On Saturday morning, I was on BBC Radio Scotland discussing the Act. My opposite number from Celebrate Scotland suggested that we just need to be kind and keep our own views private so as not to hurt people. Astonishingly, she believed this would not affect freedom of speech or belief: having scanned Articles 9 and 10, I cannot find the caveat that says you have a right to express your views aloud unless you are upsetting the bright young things of civic Scotland, employees of Scottish Government funded lobby groups, or members of the Scottish Parliament by voicing such pesky opinions like “you can’t change sex”. And there is no doubt that some do find this, not just upsetting, but deeply hateful. The most famous — and arguably the most generous — woman in Scotland, JK Rowling, was reported to the police for the monstrous crime of calling a male person a man. The word “Orwellian” is overused, but appropriately this Act comes into force on what may well be a bright cold day in April. 

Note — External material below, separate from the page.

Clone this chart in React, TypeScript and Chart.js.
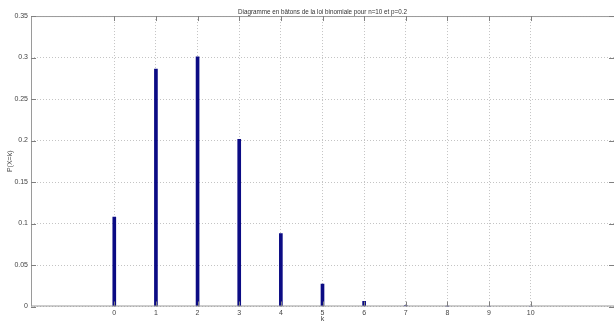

And yet, and yet… despite all our genuine — and well founded — fears, we haven’t been able to stop finding amusement in the absurdity. On Saturday afternoon a life-sized Hate Monster, cunningly posing as the Easter Bunny, gambolled around Holyrood to the delight and bewilderment of tourists. The muppet-esque monster is the creation of Rebekah Chapman, one of the outrageously talented and creative women who have come together to fight a raft of terrible law with crafts, humour and raw intelligence. Meanwhile, fittingly, Humza Yousaf defended his Act from a soft play centre, presumably hoping the other children would be told by their mammies to play nicely with the new boy.

Georgette Heyer, a far less serious writer than Orwell or Eliot, nevertheless knew a thing or two about human nature: she understood that while you might find sympathy in affliction with those you disliked, a shared sense of the ridiculous was stronger, more binding and “prohibited dislike” . Laughter is said to transcend divisions and strengthen human affinity. If Scotland really is mired in the sort of dangerous hate the Government are keen to persuade us is rife in our land, perhaps we all need more joy. It’s appropriate, therefore, that Comedy Unleashed have planned a show on the First of April to talk about the Hate Monster. It may be the first test of whether Scotland slides into becoming the dour land of the new Major Generals and the Ministry of Truth. Let’s hope the laughter wins and Hunting the Gawk becomes, once more, a benign tradition.